En gros, il s’agit de constituer des réservoirs régionaux de salariés précaires disponibles aux « contrats de projets ». PSA veut doubler le nombre d’intérimaires embauchés en CDI par les agences de travail temporaire et travaillant à PSA pour le faire passer de 450 actuellement à 900. Tout cela alors qu’il y a déjà 8 000 salariés intérimaires chez PSA en France. PSA Sevelnord va créer une quatrième équipe pour le week-end en recrutant 600 intérimaires. Il y a quelques mois, 1 500 intérimaires ont été engagés à PSA Sochaux, 800 à PSA Mulhouse, 520 à PSA Rennes. Voilà ce que PSA appelle « CDI intérimaire », des contrats d’intérim qui permettront de remplacer tous les postes en CDI que PSA compte supprimer ces prochaines années, y compris à coups de RCC.

Beaucoup de salariés de PSA sont désabusés et surtout dégoûtés des conditions de travail et d’exploitation. Certains n’attendent que la première occasion pour s’insérer dans un congé senior plus favorable ou dans un plan de départ volontaire, individuel ou collectif, plus avantageux. Ça ne facilite pas les discussions avec tous ceux qui, dans les usines, veulent se battre contre la loi travail et ses effets.
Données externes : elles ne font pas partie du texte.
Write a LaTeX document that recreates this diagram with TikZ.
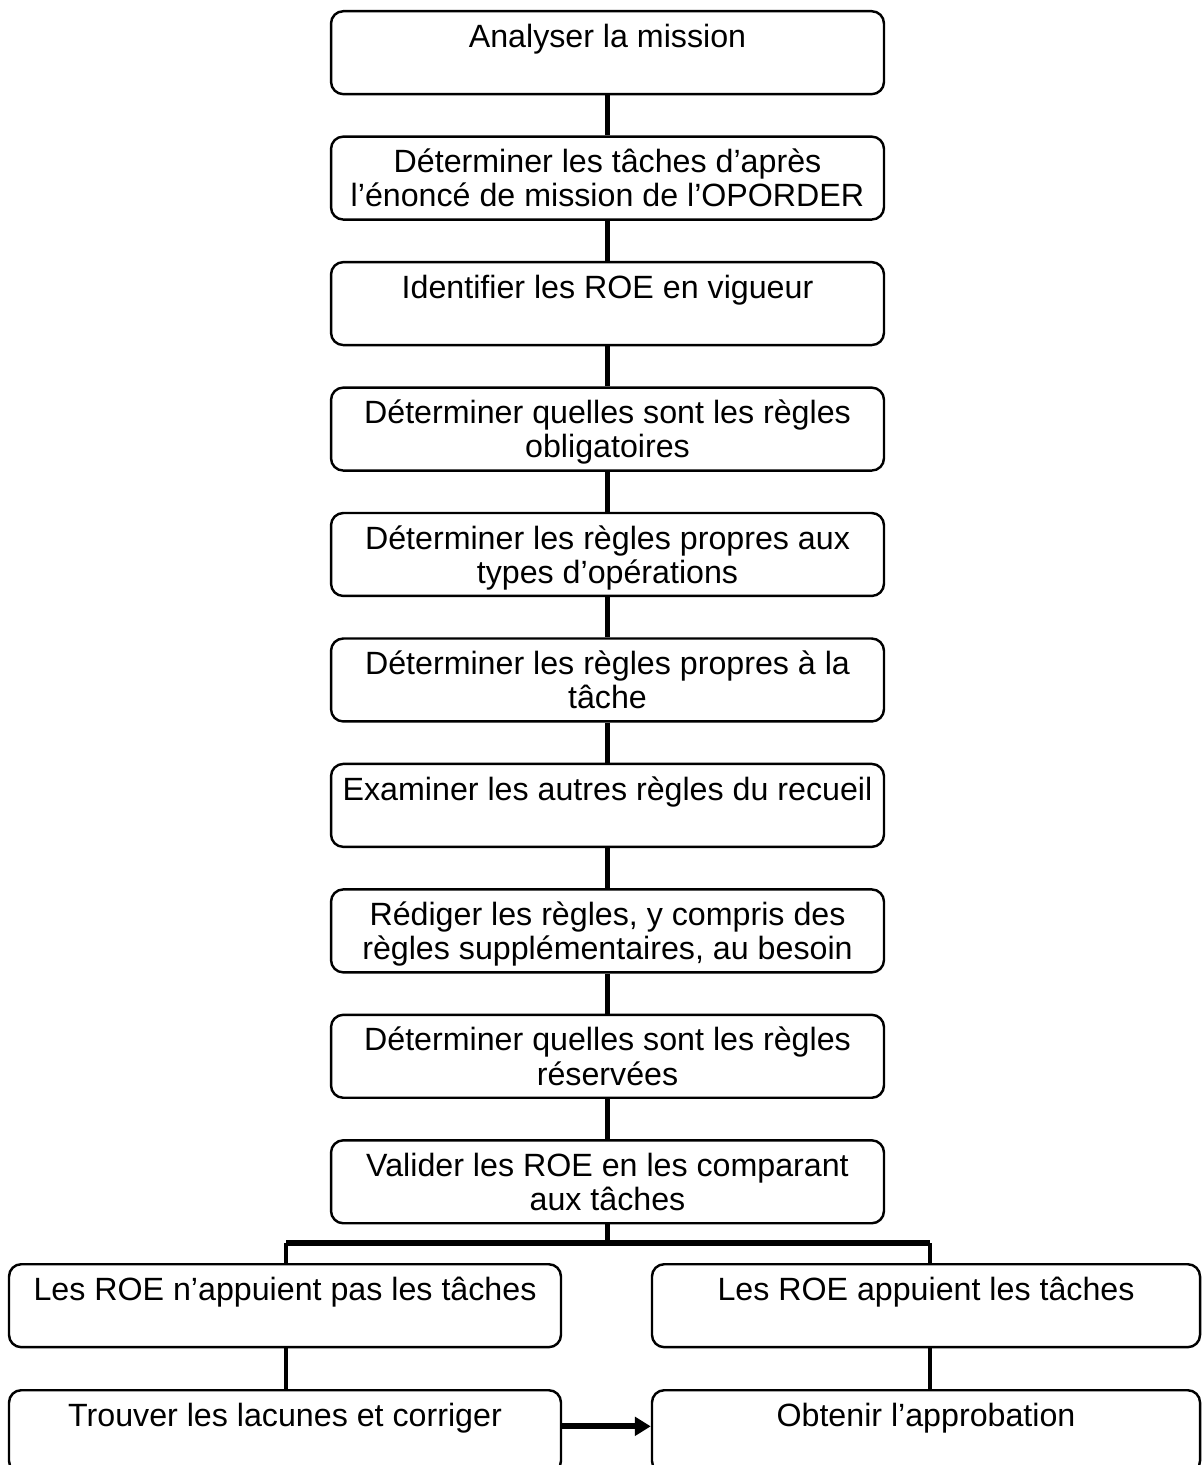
\documentclass[tikz,border=0pt]{standalone}
\usepackage{fontspec}
\setmainfont{Liberation Sans}
\usetikzlibrary{arrows.meta}
\newcommand\bxtext[2]{\begin{minipage}[t][34pt][t]{#1}\centering\fontsize{13.2}{14}\selectfont\vspace*{5pt}\strut #2\strut\end{minipage}}
\tikzset{
  box/.style={draw, line width=1pt, rounded corners=5pt, inner sep=0pt, anchor=north},
  link/.style={line width=2pt},
  sublink/.style={line width=1.8pt},
  bar/.style={line width=2.5pt},
  flow/.style={line width=2.4pt, -{Triangle[length=6.5pt,width=7.5pt]}}
}
\begin{document}
\begin{tikzpicture}[x=0.41pt, y=-0.41pt]
\fill[white] (0,0) rectangle (1202,1465);
\clip (0,0) rectangle (1202,1465);
\node[box] (m1) at (607.5,10) {\bxtext{226.7pt}{Analyser la mission}};
\node[box] (m2) at (607.5,135.4) {\bxtext{226.7pt}{Déterminer les tâches d’après\\l’énoncé de mission de l’OPORDER}};
\node[box] (m3) at (607.5,260.9) {\bxtext{226.7pt}{Identifier les ROE en vigueur}};
\node[box] (m4) at (607.5,386.4) {\bxtext{226.7pt}{Déterminer quelles sont les règles\\obligatoires}};
\node[box] (m5) at (607.5,511.8) {\bxtext{226.7pt}{Déterminer les règles propres aux\\types d’opérations}};
\node[box] (m6) at (607.5,637.3) {\bxtext{226.7pt}{Déterminer les règles propres à la\\tâche}};
\node[box] (m7) at (607.5,762.7) {\bxtext{226.7pt}{Examiner les autres règles du recueil}};
\node[box] (m8) at (607.5,888.2) {\bxtext{226.7pt}{Rédiger les règles, y compris des\\règles supplémentaires, au besoin}};
\node[box] (m9) at (607.5,1013.6) {\bxtext{226.7pt}{Déterminer quelles sont les règles\\réservées}};
\node[box] (m10) at (607.5,1139.1) {\bxtext{226.7pt}{Valider les ROE en les comparant\\aux tâches}};
\node[box] (l1) at (285,1263) {\bxtext{226.3pt}{Les ROE n’appuient pas les tâches}};
\node[box] (r1) at (926,1263) {\bxtext{224.7pt}{Les ROE appuient les tâches}};
\node[box] (l2) at (285,1389) {\bxtext{226.3pt}{Trouver les lacunes et corriger}};
\node[box] (r2) at (926,1389) {\bxtext{224.7pt}{Obtenir l’approbation}};
\foreach \a/\b in {m1/m2,m2/m3,m3/m4,m4/m5,m5/m6,m6/m7,m7/m8,m8/m9,m9/m10}
  \draw[link] (\a) -- (\b);
\coordinate (jc) at (607.5,1243);
\coordinate (jl) at (286,1243);
\coordinate (jr) at (930,1243);
\draw[link] (m10.south) -- (jc);
\draw[bar] (jl) -- (jr);
\draw[sublink] (jl) -- (jl |- l1.north);
\draw[sublink] (jr) -- (jr |- r1.north);
\draw[sublink] (l1.south -| jl) -- (l2.north -| jl);
\draw[sublink] (r1.south -| jr) -- (r2.north -| jr);
\draw[flow] ([yshift=2.2pt]l2.east) -- ([yshift=2.2pt]r2.west);
\end{tikzpicture}
\end{document}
Mais que se passera-t-il quand PSA ne trouvera plus de « volontaires » pour vider ses sites ? C’est là que la lutte, tout aussi collective que la rupture conventionnelle, montrera au patronat et au gouvernement la force que peuvent opposer les travailleurs à leurs plans de licenciement, d’autant plus massifs que camouflés derrière la loi.

25 janvier 2018, Léo BASERLI


[1Les Échos, 16 janvier 2018, « Emplois, salaires : PSA prévoit un régime strict pour 2018 »

[2Renégociés à PSA en Nouvel élan pour la croissance (NEC) en 2016, puis en Dispositif d’adéquation des emplois et compétences (DAEC) en 2017.

[3Liaisons Sociales Quotidien, no 17494, 23 janvier 2018, « La rupture conventionnelle collective chez PSA, l’éclairage de Bruno Bertin, DRH ».